Во время осеннего наступления русских тот маленький город, в котором я руководил окружным госпиталем, был эвакуирован, и монахини, которые там работали, перешли на работу в полевой госпиталь. Я восхищался этими восточнопрусскими женщинами. Они были настолько же стойкими, насколько и добрыми; переносили все тяготы зимы наравне с нами; они отдавали все свои силы уходу за ранеными – неустрашимые, непоколебимые, всегда в хорошем настроении. Если у них иногда выдавалась минутка свободного времени, они пекли кремовые пирожные, громадные, как колеса, так что даже солдатам иногда с трудом удавалось их доесть.

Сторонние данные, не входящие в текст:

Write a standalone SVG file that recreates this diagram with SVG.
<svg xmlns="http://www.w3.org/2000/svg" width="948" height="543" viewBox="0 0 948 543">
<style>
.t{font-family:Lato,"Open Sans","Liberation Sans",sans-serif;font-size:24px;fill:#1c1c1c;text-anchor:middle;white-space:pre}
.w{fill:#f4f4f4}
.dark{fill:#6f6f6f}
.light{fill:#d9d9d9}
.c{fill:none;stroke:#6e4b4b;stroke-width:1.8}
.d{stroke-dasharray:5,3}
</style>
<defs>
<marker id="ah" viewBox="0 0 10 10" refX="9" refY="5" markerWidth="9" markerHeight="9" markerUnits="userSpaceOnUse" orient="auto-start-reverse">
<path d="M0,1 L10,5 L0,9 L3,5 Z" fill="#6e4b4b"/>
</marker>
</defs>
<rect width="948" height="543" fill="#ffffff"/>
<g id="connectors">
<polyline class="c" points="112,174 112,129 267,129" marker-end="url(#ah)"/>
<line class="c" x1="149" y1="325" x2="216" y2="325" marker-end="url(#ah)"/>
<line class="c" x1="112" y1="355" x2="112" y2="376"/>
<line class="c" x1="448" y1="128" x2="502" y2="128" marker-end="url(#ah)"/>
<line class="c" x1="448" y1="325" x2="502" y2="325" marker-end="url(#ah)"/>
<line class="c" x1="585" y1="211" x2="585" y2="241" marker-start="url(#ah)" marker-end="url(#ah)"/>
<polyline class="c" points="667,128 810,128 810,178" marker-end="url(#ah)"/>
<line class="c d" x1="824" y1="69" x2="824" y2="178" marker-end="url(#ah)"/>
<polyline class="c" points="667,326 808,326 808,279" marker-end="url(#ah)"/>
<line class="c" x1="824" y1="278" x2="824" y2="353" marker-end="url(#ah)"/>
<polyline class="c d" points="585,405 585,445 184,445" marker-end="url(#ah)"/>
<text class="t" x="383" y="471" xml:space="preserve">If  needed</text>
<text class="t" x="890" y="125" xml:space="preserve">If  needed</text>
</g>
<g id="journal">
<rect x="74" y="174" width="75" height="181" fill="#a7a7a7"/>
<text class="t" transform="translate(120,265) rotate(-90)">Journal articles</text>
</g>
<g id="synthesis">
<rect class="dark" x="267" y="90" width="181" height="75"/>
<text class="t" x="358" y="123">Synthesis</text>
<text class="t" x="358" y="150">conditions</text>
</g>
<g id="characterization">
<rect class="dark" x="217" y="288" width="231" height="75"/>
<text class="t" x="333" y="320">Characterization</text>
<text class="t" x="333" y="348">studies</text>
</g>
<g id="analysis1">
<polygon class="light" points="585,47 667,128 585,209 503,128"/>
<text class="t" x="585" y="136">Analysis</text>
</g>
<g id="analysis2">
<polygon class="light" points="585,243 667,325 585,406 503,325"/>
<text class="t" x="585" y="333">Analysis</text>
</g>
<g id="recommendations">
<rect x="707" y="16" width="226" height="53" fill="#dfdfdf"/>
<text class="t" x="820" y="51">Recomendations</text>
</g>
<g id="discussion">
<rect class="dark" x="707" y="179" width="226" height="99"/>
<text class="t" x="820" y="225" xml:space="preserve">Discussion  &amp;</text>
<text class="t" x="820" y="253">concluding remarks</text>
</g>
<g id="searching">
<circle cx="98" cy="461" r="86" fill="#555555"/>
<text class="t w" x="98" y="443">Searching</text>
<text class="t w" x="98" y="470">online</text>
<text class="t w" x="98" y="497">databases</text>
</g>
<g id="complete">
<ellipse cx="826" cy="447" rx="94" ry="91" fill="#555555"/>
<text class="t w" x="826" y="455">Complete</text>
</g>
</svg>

Перспектива эвакуации госпиталя приводила меня в отчаяние – это была сложнейшая задача, для решения которой требовалось найти железнодорожные вагоны. Мокасин и я с грустью думали о нашей прежней роте, обладавшей большой подвижностью. С помощью Матиезена я организовал уничтожение лишнего оборудования, доведя количество грузов до разумных пределов.
В ходе всех этих приготовлений я выяснил, что госпитальный квартирмейстер присвоил себе значительное количество шоколада, сигарет и алкогольных напитков. Кое-что он продал, кое-что обменял, а остальное поделил со своими друзьями. Таких случаев было много, поэтому на них особо никто не обращал внимания. Но к тому времени военные трибуналы находились в состоянии такой истерии, что, если бы я написал рапорт о проделках квартирмейстера, его, скорее всего, приговорили бы к смертной казни. Для подобных случаев партия в своем волшебном словаре нашла слово «саботаж» – и гордилась тем, что за него полагаются самые жестокие наказания. Но все-таки что-то надо было делать. Если это дело выплывет наружу и выяснится, что я не стал писать рапорт, то мне самому придется отвечать за воровство.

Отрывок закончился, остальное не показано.